Symantec in my customer’s case.
This was about to turn into a real hair-puller until I found your information.
Thank you! we tried the MS hotfix but did not work for us. The AV was the cause after doing this changes we don’t have problem any more 🙂
I am having this issue but our disritbution instance is running on a windows 2008 cluster. I’m concerned that using the C drive on one of the nodes may have an issue in case of a fail over.
I would like to change the location to a file share or one of the clustered luns . Any idea how to change the default location from C:Program FilesMicrosoft SQL Server100COM?
For Cluster, you need not worry for these files which are created in COM Folder since they are just Temp files and will be created once the instance is failed over to another folder in the local path for COM folder.
For Cluster, what you need to worry about is the location of the snapshot folder which should be in the fileshare.
I tend not to drop a leave a response, however I looked at a few of
the comments on this page Transactional Replication in SQL 2008 Fails “The distribution agent failed to create temporary files in ?C:Program FilesMicrosoft SQL Server100COM? directory. System returned errorcode 5.” | SQL Server Faq. I do have some questions for you if it’s allright. Is it simply me or do a few of the remarks look as if they are left by brain dead individuals? 😛 And, if you are posting on other online social sites, I’d like to follow anything new you have to post. Would you post a list of the complete urls of your shared pages like your twitter feed, Facebook page or linkedin profile?

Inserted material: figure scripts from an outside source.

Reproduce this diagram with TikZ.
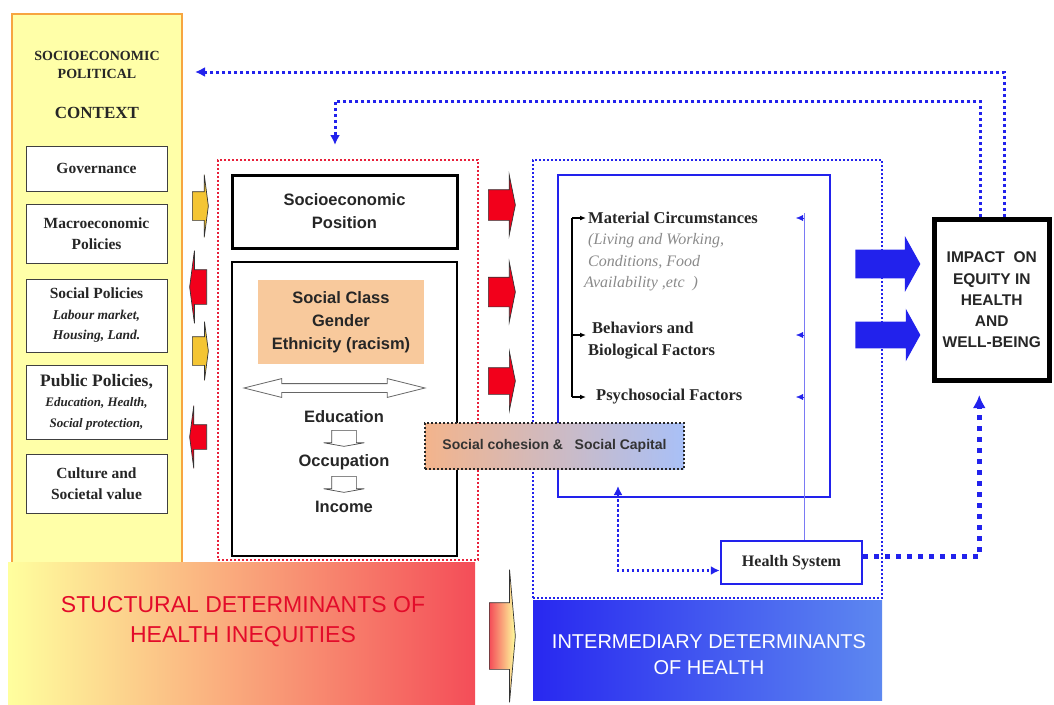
\documentclass[tikz,border=0pt]{standalone}
\usepackage{fontspec}
\setmainfont{Liberation Serif}
\setsansfont{Liberation Sans}
\usetikzlibrary{shapes.arrows,arrows.meta}
\definecolor{ctxyellow}{HTML}{FFFFA8}
\definecolor{ctxorange}{HTML}{F7A540}
\definecolor{sdred}{HTML}{E8203A}
\definecolor{sdtext}{HTML}{E30B2A}
\definecolor{idblue}{HTML}{2222EC}
\definecolor{scgorange}{HTML}{F8C99C}
\definecolor{arrred}{HTML}{F2001B}
\definecolor{arryellow}{HTML}{F4C534}
\definecolor{cohorange}{HTML}{F3B48C}
\definecolor{cohblue}{HTML}{A9C0F7}
\definecolor{baryellow}{HTML}{FFFF9E}
\definecolor{barorange}{HTML}{F8A96A}
\definecolor{barred}{HTML}{F44D58}
\definecolor{barblue}{HTML}{2828F0}
\definecolor{barlight}{HTML}{5D88F0}
\definecolor{txtgray}{HTML}{8A8A8A}

\begin{document}
\begin{tikzpicture}[x=1pt,y=-1pt,
		ctxbox/.style={draw=black!75,fill=white,line width=1pt,minimum width=141pt,align=center,inner sep=1pt,font=\fontsize{15.5}{20.5}\selectfont\bfseries,text=black!85},
		flatarr/.style={single arrow,draw=black!80,line width=0.7pt,inner xsep=0pt,minimum width=0pt,anchor=tail},
		sdot/.style={line width=2pt,dash pattern=on 2pt off 2pt},
		fbdot/.style={idblue,line width=3pt,dash pattern=on 3pt off 3pt},
		sansb/.style={font=\fontsize{#1}{23}\selectfont\sffamily\bfseries,text=black!85}
	]
	\useasboundingbox (0,0) rectangle (1054,704);
	\node[draw=ctxorange,line width=2pt,fill=ctxyellow,minimum width=170pt,minimum height=551pt,inner sep=0pt] (ctx) at (97,289.5) {};
	\node[align=center,font=\fontsize{14}{18}\selectfont\bfseries,text=black!85] (ttl) at (97,65) {SOCIOECONOMIC\\POLITICAL};
	\node[font=\fontsize{17}{20}\selectfont\bfseries,text=black!85] (cxt) at (97,113) {CONTEXT};
	\node[ctxbox,minimum height=45pt] (gov) at (96.5,168.5) {Governance};
	\node[ctxbox,minimum height=59pt] (macro) at (96.5,233.5) {Macroeconomic\\Policies};
	\node[ctxbox,minimum height=73pt] (socpol) at (96.5,315.5) {Social Policies\\{\fontsize{13.5}{16}\selectfont\itshape Labour market,}\\{\fontsize{13.5}{16}\selectfont\itshape Housing, Land.}};
	\node[ctxbox,minimum height=74pt] (pubpol) at (96.5,402) {{\fontsize{17.5}{20}\selectfont Public Policies,}\\{\fontsize{13}{16}\selectfont\itshape Education, Health,}\\{\fontsize{13}{16}\selectfont\itshape Social protection,}};
	\node[ctxbox,minimum height=59pt] (cult) at (96.5,483.5) {Culture and\\Societal value};

	\node[flatarr,fill=arryellow,inner ysep=14pt,single arrow head extend=17pt,minimum height=16pt,single arrow tip angle=165] (ya1) at (192,206) {};
	\node[flatarr,fill=arrred,inner ysep=17pt,single arrow head extend=19pt,minimum height=17pt,single arrow tip angle=165,rotate=180] (ra1) at (207,287) {};
	\node[flatarr,fill=arryellow,inner ysep=14pt,single arrow head extend=15pt,minimum height=16pt,single arrow tip angle=165] (ya2) at (192,351) {};
	\node[flatarr,fill=arrred,inner ysep=12pt,single arrow head extend=19pt,minimum height=17pt,single arrow tip angle=165,rotate=180] (ra2) at (207,437) {};

	\node[draw=sdred,sdot,minimum width=260pt,minimum height=400pt] (struct) at (348,360) {};
	\node[draw,line width=3pt,fill=white,minimum width=225pt,minimum height=73pt,align=center,sansb=16.5] (sep) at (344.5,211.5) {Socioeconomic\\Position};
	\node[draw,line width=2.5pt,fill=white,minimum width=225pt,minimum height=294pt] (strat) at (344.5,409) {};
	\node[fill=scgorange,minimum width=166pt,minimum height=84pt,align=center,sansb=16.5] (scg) at (341,322) {Social Class\\Gender\\Ethnicity (racism)};
	\node[double arrow,draw=black!60,fill=white,line width=0.8pt,inner xsep=0pt,inner ysep=4pt,double arrow head extend=5pt,double arrow tip angle=28,minimum height=181pt] (dbl) at (334.5,388) {};
	\node[sansb=16.5] (edu) at (344,417) {Education};
	\node[sansb=16.5] (occ) at (344,462) {Occupation};
	\node[sansb=16.5] (inc) at (344,507) {Income};
	\node[flatarr,draw=black!70,fill=white,inner ysep=12pt,single arrow head extend=8pt,minimum height=16pt,single arrow tip angle=160,rotate=-90] (eo) at (344,430) {};
	\node[flatarr,draw=black!70,fill=white,inner ysep=12pt,single arrow head extend=8pt,minimum height=16pt,single arrow tip angle=160,rotate=-90] (oi) at (344,476) {};

	\node[flatarr,fill=arrred,inner ysep=15pt,single arrow head extend=15pt,minimum height=27pt,single arrow tip angle=157] (rb1) at (488,205) {};
	\node[flatarr,fill=arrred,inner ysep=14.5pt,single arrow head extend=15pt,minimum height=27pt,single arrow tip angle=157] (rb2) at (488,292) {};
	\node[flatarr,fill=arrred,inner ysep=13pt,single arrow head extend=16pt,minimum height=27pt,single arrow tip angle=157] (rb3) at (488,381) {};

	\node[draw=idblue,sdot,minimum width=349pt,minimum height=438pt] (interm) at (707.5,379) {};
	\node[draw=idblue,line width=2pt,minimum width=272pt,minimum height=322pt] (inner) at (694,336) {};
	\node[anchor=west,font=\fontsize{16.5}{19}\selectfont\bfseries,text=black!85,inner sep=2pt] (matc) at (586,218) {Material Circumstances};
	\node[anchor=west,align=left,font=\fontsize{16}{21.5}\selectfont\itshape,text=txtgray,inner sep=0pt] (matd) at (584,262.5) {\hspace*{4pt}(Living and Working,\\\hspace*{4pt}Conditions, Food\\Availability ,etc\ \ )};
	\node[anchor=west,align=left,font=\fontsize{16.5}{22}\selectfont\bfseries,text=black!85,inner sep=2pt] (beh) at (586,341) {\hspace*{4pt}Behaviors and\\Biological Factors};
	\node[anchor=west,font=\fontsize{16.5}{19}\selectfont\bfseries,text=black!85,inner sep=2pt] (psy) at (594,397) {Psychosocial Factors};
	\coordinate (brx) at (572,0);
	\draw[line width=1.6pt] (matc.west -| brx) -- (psy.west -| brx);
	\draw[line width=1.2pt,-{Latex[length=6pt,width=5pt]}] (matc.west -| brx) -- (matc.west);
	\draw[line width=1.2pt,-{Latex[length=6pt,width=5pt]}] ([yshift=6pt]beh.west -| brx) -- ([yshift=6pt]beh.west);
	\draw[line width=1.2pt,-{Latex[length=6pt,width=5pt]}] (psy.west -| brx) -- ([xshift=-8pt]psy.west);

	\node[draw=idblue,line width=2.5pt,fill=white,minimum width=141pt,minimum height=43pt,font=\fontsize{16}{19}\selectfont\bfseries,text=black!85] (hs) at (791.5,562.5) {Health System};
	\coordinate (hsx) at (804,213);
	\draw[idblue!60,line width=0.8pt] (hs.north -| hsx) -- (hsx);
	\draw[idblue,-{Latex[length=7pt,width=6pt]}] (matc.east -| hsx) -- ++(-8,0);
	\draw[idblue,-{Latex[length=7pt,width=6pt]}] ([yshift=6pt]beh.east -| hsx) -- ++(-8,0);
	\draw[idblue,-{Latex[length=7pt,width=6pt]}] (psy.east -| hsx) -- ++(-8,0);

	\node[draw=black!85,line width=2pt,dash pattern=on 2pt off 2pt,left color=cohorange,right color=cohblue,minimum width=259pt,minimum height=46pt,font=\fontsize{14}{16}\selectfont\sffamily\bfseries,text=black!80] (coh) at (554.5,446) {Social cohesion \&\ \ \ Social Capital};
	\coordinate (cohtip) at (618,486);
	\draw[idblue,line width=2.5pt,dash pattern=on 2.5pt off 2.5pt,{Latex[length=9pt,width=9pt]}-{Latex[length=9pt,width=9pt]}] (cohtip) |- ([yshift=-8pt]hs.west);

	\node[draw,line width=5pt,fill=white,minimum width=114.5pt,minimum height=161pt,align=center,font=\fontsize{15.5}{21.3}\selectfont\sffamily\bfseries,text=black!85] (imp) at (991.75,300) {IMPACT\ \ ON\\EQUITY IN\\HEALTH\\AND\\WELL-BEING};
	\node[flatarr,draw=none,fill=idblue,inner ysep=14pt,single arrow head extend=13.5pt,minimum height=65pt,single arrow tip angle=122] (bb1) at (855,264) {};
	\node[flatarr,draw=none,fill=idblue,inner ysep=13pt,single arrow head extend=13pt,minimum height=65pt,single arrow tip angle=122] (bb2) at (855,335) {};
	\draw[idblue,line width=5pt,dash pattern=on 5pt off 6pt,-{Latex[length=13pt,width=13pt]},shorten >=12pt] ([yshift=6pt]hs.east) -| ([xshift=-12.5pt]imp.south);

	\coordinate (fbleft) at (195,72);
	\coordinate (fbin) at (335,101);
	\coordinate (fbdown) at (335,145);
	\draw[fbdot,-{Latex[length=10pt,width=10pt]}] ([xshift=12.5pt]imp.north) |- (fbleft);
	\draw[fbdot,-{Latex[length=10pt,width=10pt]}] ([xshift=-11.5pt]imp.north) |- (fbin) -- (fbdown);

	\node[left color=baryellow,middle color=barorange,right color=barred,minimum width=467pt,minimum height=142pt,inner sep=0pt] (sdh) at (241.5,633) {};
	\node[align=center,font=\fontsize{23}{30}\selectfont\sffamily,text=sdtext] (sdhtxt) at (243,622) {STUCTURAL DETERMINANTS OF\\HEALTH INEQUITIES};
	\node[flatarr,left color=barred,right color=baryellow,inner ysep=33pt,single arrow head extend=33pt,minimum height=26pt,single arrow tip angle=170] (mid) at (489,636) {};
	\node[left color=barblue,right color=barlight,minimum width=349pt,minimum height=100pt,inner sep=0pt] (idh) at (707.5,650) {};
	\node[align=center,font=\fontsize{20}{26}\selectfont\sffamily,text=white] (idhtxt) at (709,655) {INTERMEDIARY DETERMINANTS\\OF HEALTH};
\end{tikzpicture}
\end{document}
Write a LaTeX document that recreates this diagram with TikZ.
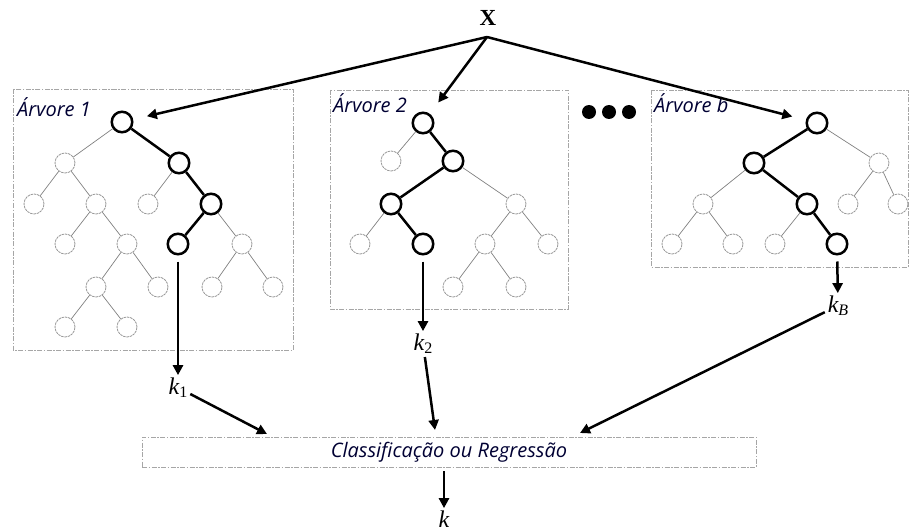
\documentclass[tikz,border=0pt]{standalone}
\usepackage{fontspec}
\setmainfont{Liberation Serif}
\newfontfamily\lblfont{Open Sans}
\usetikzlibrary{arrows.meta}
\tikzset{
  gnode/.style={circle, draw=black!40, line width=0.8pt, dash pattern=on 2.5pt off 0.8pt, minimum size=20pt, inner sep=0pt},
  bnode/.style={circle, draw=black, line width=2.5pt, minimum size=20.5pt, inner sep=0pt},
  gedge/.style={draw=black!50, line width=0.7pt},
  bedge/.style={draw=black, line width=2.5pt},
  arr/.style={draw=black, line width=2.5pt, -{Triangle[length=10pt,width=10pt]}},
  treebox/.style={draw=black!35, line width=0.8pt, dash pattern=on 5pt off 1.5pt on 1.5pt off 1.5pt},
  lbl/.style={font=\lblfont\itshape\fontsize{20}{22}\selectfont, text=black!80!blue, inner sep=0pt},
  klbl/.style={font=\fontsize{24}{26}\selectfont\itshape, inner sep=1pt, anchor=base},
}
\newcommand{\ksub}[1]{\raisebox{-0.35ex}{\fontsize{16}{17}\selectfont#1}}
\begin{document}
\begin{tikzpicture}[x=1pt, y=-1pt]
\useasboundingbox (0,0) rectangle (911,532);

% frames around the three trees
\draw[treebox] (13,89) rectangle (293,350);
\draw[treebox] (330,90) rectangle (568,309);
\draw[treebox] (651,90) rectangle (908,267);

\node[lbl, anchor=base west] (l1) at (17,117) {Árvore 1};
\node[lbl, anchor=base west] (l2) at (333,113) {Árvore 2};
\node[lbl, anchor=base west] (lb) at (654,113) {Árvore b};

% input
\node[font=\bfseries\fontsize{23}{25}\selectfont, inner sep=0pt, anchor=base] (X) at (488,26) {X};
\coordinate (xs) at (487,37);

% tree 1
\node[bnode] (a0) at (122,122) {};
\node[gnode] (a1) at (65,163) {};
\node[bnode] (a2) at (179,163) {};
\node[gnode] (a3) at (34,204) {};
\node[gnode] (a4) at (96,204) {};
\node[gnode] (a5) at (148,204) {};
\node[bnode] (a6) at (211,204) {};
\node[gnode] (a7) at (65,244) {};
\node[gnode] (a8) at (127,244) {};
\node[bnode] (a9) at (178,244) {};
\node[gnode] (a10) at (242,244) {};
\node[gnode] (a11) at (96,287) {};
\node[gnode] (a12) at (158,287) {};
\node[gnode] (a13) at (212,287) {};
\node[gnode] (a14) at (273,287) {};
\node[gnode] (a15) at (65,327) {};
\node[gnode] (a16) at (127,327) {};
\draw[gedge] (a0)--(a1) (a1)--(a3) (a1)--(a4) (a2)--(a5) (a4)--(a7) (a4)--(a8)
  (a6)--(a10) (a8)--(a11) (a8)--(a12) (a10)--(a13) (a10)--(a14) (a11)--(a15) (a11)--(a16);
\draw[bedge] (a0)--(a2) (a2)--(a6) (a6)--(a9);

% tree 2
\node[bnode] (b0) at (423,123) {};
\node[gnode] (b1) at (391,161) {};
\node[bnode] (b2) at (453,161) {};
\node[bnode] (b3) at (391,204) {};
\node[gnode] (b4) at (516,204) {};
\node[gnode] (b5) at (360,244) {};
\node[bnode] (b6) at (423,244) {};
\node[gnode] (b7) at (485,244) {};
\node[gnode] (b8) at (548,244) {};
\node[gnode] (b9) at (453,287) {};
\node[gnode] (b10) at (516,287) {};
\draw[gedge] (b0)--(b1) (b2)--(b4) (b3)--(b5) (b4)--(b7) (b4)--(b8) (b7)--(b9) (b7)--(b10);
\draw[bedge] (b0)--(b2) (b2)--(b3) (b3)--(b6);

% tree b
\node[bnode] (c0) at (817,123) {};
\node[bnode] (c1) at (754,163) {};
\node[gnode] (c2) at (879,163) {};
\node[gnode] (c3) at (703,204) {};
\node[bnode] (c4) at (807,204) {};
\node[gnode] (c5) at (848,204) {};
\node[gnode] (c6) at (898,204) {};
\node[gnode] (c7) at (672,244) {};
\node[gnode] (c8) at (733,244) {};
\node[gnode] (c9) at (775,244) {};
\node[bnode] (c10) at (837,244) {};
\draw[gedge] (c0)--(c2) (c1)--(c3) (c2)--(c5) (c2)--(c6) (c3)--(c7) (c3)--(c8) (c4)--(c9);
\draw[bedge] (c0)--(c1) (c1)--(c4) (c4)--(c10);

% ellipsis between the trees
\fill (589,112) circle (7pt) (609,112) circle (7pt) (629,112) circle (7pt);

% outputs of the trees
\node[klbl] (k1) at (178,394) {k\ksub{\upshape 1}};
\node[klbl] (k2) at (423,350) {k\ksub{\upshape 2}};
\node[klbl] (kB) at (838,312) {k\ksub{B}};

% aggregation
\node[draw=black!35, line width=0.8pt, dash pattern=on 5pt off 1.5pt on 1.5pt off 1.5pt,
      minimum width=614pt, minimum height=30pt, inner sep=0pt,
      font=\lblfont\itshape\fontsize{20}{22}\selectfont, text=black!80!blue] (cls) at (449,452) {Classificação ou Regressão};
\node[klbl, inner sep=0pt] (k) at (444,527) {k};
\coordinate (in1) at (267,434);
\coordinate (in2) at (435,430);
\coordinate (inB) at (580,433);

% arrows
\draw[arr, shorten >=14pt] (xs) -- (a0);
\draw[arr, shorten >=14pt] (xs) -- (b0);
\draw[arr, shorten >=14pt] (xs) -- (c0);
\draw[arr, shorten <=6pt, shorten >=1pt] (a9) -- (k1);
\draw[arr, shorten <=6pt, shorten >=1pt] (b6) -- (k2);
\draw[arr, shorten <=6pt, shorten >=1pt] (c10) -- (kB);
\draw[arr, shorten <=2pt] (k1) -- (in1);
\draw[arr, shorten <=2pt] (k2) -- (in2);
\draw[arr, shorten <=2pt] (kB) -- (inB);
\draw[arr, shorten <=4pt, shorten >=2pt] (cls.south -| k) -- (k);
\end{tikzpicture}
\end{document}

This site was… how do you say it? Relevant!! Finally I have found something that
helped me. Thanks a lot!
I have a slight concern.
I used to argue that AV was not needed on production sql servers as they were usually buried at the back of a dev stack with no access to the world. i.e. you put stuff there and serve it out through a protected web site. These days however this is no longer the case as the data in the DB often comes from the web and systems are regularly set up with internet access and web browsers (for admins) to allow patching / ease-of-use debugging and problem solving (downloading patches etc.).
So now AV on production SQL Servers is a very valid idea.
The trouble is though, we have just suggested excluding a folder from AV that contains regularly accessed and updated files and sub-folders.
To do this is close to simply removing AV from the server and going old school. If we want to exclude a folder from the AV then that folder needs isolation and we need to make sure that the benefit of the exclusion outweighs the risks.
One solution (that I don’t know is possible in this case) would be to make SQL sever write its temp blob files to a newly created dedicated location rather than this shared one. Do we know if this is possible?
If it isn’t then we have to consider any other alternatives (like not replicating this data) which may not be an option either. If no alternative exists then we need to flag this to MS and have them re-factor in a future release and accept a hopefully short-term insecure fix / kludge of excluding the shared-use folder.